▸ Your task
Exactly as written, quote every line that follows, skipping the images.
----------
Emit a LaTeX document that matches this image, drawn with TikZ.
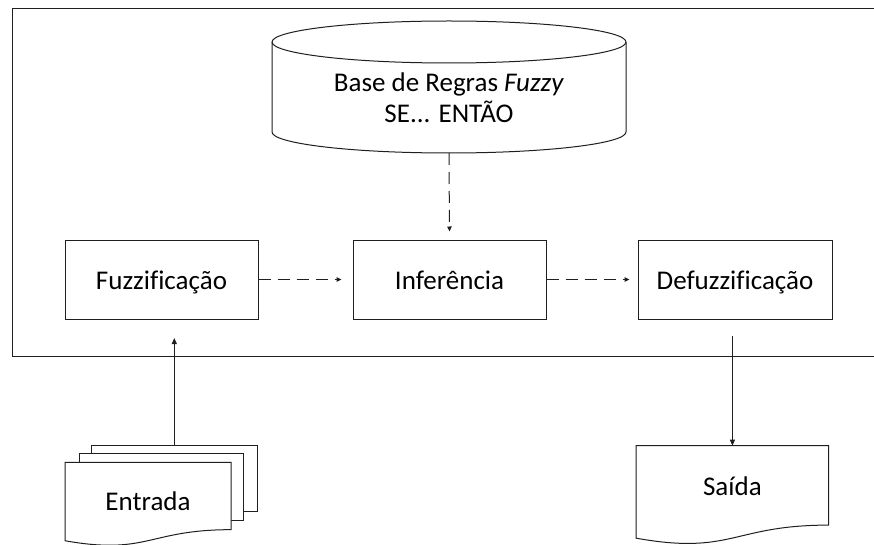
\documentclass[tikz,border=0pt]{standalone}
\usepackage{fontspec}
\setmainfont{Carlito}[Ligatures=NoCommon]
\usetikzlibrary{arrows.meta}

\tikzset{
  ln/.style={draw=black!88, line width=1pt},
  procbox/.style={ln, rectangle, fill=white, minimum width=193pt, minimum height=79pt,
                  inner sep=0pt, text height=25pt, text depth=6pt,
                  font=\fontsize{27}{31}\selectfont},
  lbl/.style={inner sep=0pt, align=center, font=\fontsize{27}{31}\selectfont},
  dasharr/.style={ln, dash pattern=on 12pt off 7pt, -{Triangle[length=5pt,width=4.5pt]}},
  solidarr/.style={ln, -{Triangle[length=6pt,width=5pt]}},
  sheet/.style={ln, fill=white, line join=miter}
}

% flowchart "document" outline: top-left x, top y, width, height
\newcommand{\docoutline}[4]{%
  \draw[sheet] (#1,#2) -- ({#1+#3},#2) -- ({#1+#3},{#2+0.802*#4})
    .. controls ({#1+0.5*#3},{#2+0.802*#4}) and ({#1+0.5*#3},{#2+1.1075*#4})
    .. (#1,{#2+0.934*#4}) -- cycle;}

\begin{document}
\begin{tikzpicture}[x=1pt, y=-1pt]
\useasboundingbox (0,0) rectangle (874,545);

% system boundary (open on the right)
\draw[ln] (875,9) -- (12,9) -- (12,356) -- (875,356);

% rule base drum
\draw[sheet] (272,42) -- (272,132)
  arc[start angle=180, end angle=360, x radius=177pt, y radius=21pt]
  -- (626,42)
  arc[start angle=0, end angle=180, x radius=177pt, y radius=21pt] -- cycle;
\draw[ln] (272,42) arc[start angle=180, end angle=360, x radius=177pt, y radius=21pt];
\node[lbl] (base) at (449,98) {Base de Regras \textit{Fuzzy}\\SE... ENTÃO};
\coordinate (basebottom) at (449,153);

% processing stages
\node[procbox] (fuzz)   at (161.5,279.5) {Fuzzificação};
\node[procbox] (inf)    at (449.5,279.5) {Inferência};
\node[procbox, minimum width=194pt] (defuzz) at (735,279.5) {Defuzzificação};

\draw[dasharr, shorten >=8pt] (basebottom) -- (inf.north);
\draw[dasharr, shorten >=11pt] (fuzz.east) -- (inf.west);
\draw[dasharr, shorten >=8pt] (inf.east) -- (defuzz.west);

% input: stacked documents
\draw[sheet] (91.7,445) rectangle (257.7,511.7);
\draw[sheet] (79,453.7) rectangle (243.7,520);
\docoutline{65}{462.3}{166}{84}
\node[lbl, anchor=base] (entrada) at (148,510.7) {Entrada};
\coordinate (entradatop) at (174.3,445);

% output document
\docoutline{636}{445.7}{192.7}{99}
\node[lbl, anchor=base] (saida) at (732.4,495.7) {Saída};
\coordinate (saidatop) at (732.4,445.7);

% external connections
\draw[solidarr, shorten >=18.5pt] (entradatop) -- (entradatop |- fuzz.south);
\draw[solidarr, shorten <=16pt] (saidatop |- defuzz.south) -- (saidatop);
\end{tikzpicture}
\end{document}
----------
▸ Reply to the task
Emit a LaTeX document that matches this image, drawn with TikZ.
\documentclass[tikz,border=0pt]{standalone}
\usepackage{fontspec}
\setmainfont{Carlito}[Ligatures=NoCommon]
\usetikzlibrary{arrows.meta}

\tikzset{
  ln/.style={draw=black!88, line width=1pt},
  procbox/.style={ln, rectangle, fill=white, minimum width=193pt, minimum height=79pt,
                  inner sep=0pt, text height=25pt, text depth=6pt,
                  font=\fontsize{27}{31}\selectfont},
  lbl/.style={inner sep=0pt, align=center, font=\fontsize{27}{31}\selectfont},
  dasharr/.style={ln, dash pattern=on 12pt off 7pt, -{Triangle[length=5pt,width=4.5pt]}},
  solidarr/.style={ln, -{Triangle[length=6pt,width=5pt]}},
  sheet/.style={ln, fill=white, line join=miter}
}

% flowchart "document" outline: top-left x, top y, width, height
\newcommand{\docoutline}[4]{%
  \draw[sheet] (#1,#2) -- ({#1+#3},#2) -- ({#1+#3},{#2+0.802*#4})
    .. controls ({#1+0.5*#3},{#2+0.802*#4}) and ({#1+0.5*#3},{#2+1.1075*#4})
    .. (#1,{#2+0.934*#4}) -- cycle;}

\begin{document}
\begin{tikzpicture}[x=1pt, y=-1pt]
\useasboundingbox (0,0) rectangle (874,545);

% system boundary (open on the right)
\draw[ln] (875,9) -- (12,9) -- (12,356) -- (875,356);

% rule base drum
\draw[sheet] (272,42) -- (272,132)
  arc[start angle=180, end angle=360, x radius=177pt, y radius=21pt]
  -- (626,42)
  arc[start angle=0, end angle=180, x radius=177pt, y radius=21pt] -- cycle;
\draw[ln] (272,42) arc[start angle=180, end angle=360, x radius=177pt, y radius=21pt];
\node[lbl] (base) at (449,98) {Base de Regras \textit{Fuzzy}\\SE... ENTÃO};
\coordinate (basebottom) at (449,153);

% processing stages
\node[procbox] (fuzz)   at (161.5,279.5) {Fuzzificação};
\node[procbox] (inf)    at (449.5,279.5) {Inferência};
\node[procbox, minimum width=194pt] (defuzz) at (735,279.5) {Defuzzificação};

\draw[dasharr, shorten >=8pt] (basebottom) -- (inf.north);
\draw[dasharr, shorten >=11pt] (fuzz.east) -- (inf.west);
\draw[dasharr, shorten >=8pt] (inf.east) -- (defuzz.west);

% input: stacked documents
\draw[sheet] (91.7,445) rectangle (257.7,511.7);
\draw[sheet] (79,453.7) rectangle (243.7,520);
\docoutline{65}{462.3}{166}{84}
\node[lbl, anchor=base] (entrada) at (148,510.7) {Entrada};
\coordinate (entradatop) at (174.3,445);

% output document
\docoutline{636}{445.7}{192.7}{99}
\node[lbl, anchor=base] (saida) at (732.4,495.7) {Saída};
\coordinate (saidatop) at (732.4,445.7);

% external connections
\draw[solidarr, shorten >=18.5pt] (entradatop) -- (entradatop |- fuzz.south);
\draw[solidarr, shorten <=16pt] (saidatop |- defuzz.south) -- (saidatop);
\end{tikzpicture}
\end{document}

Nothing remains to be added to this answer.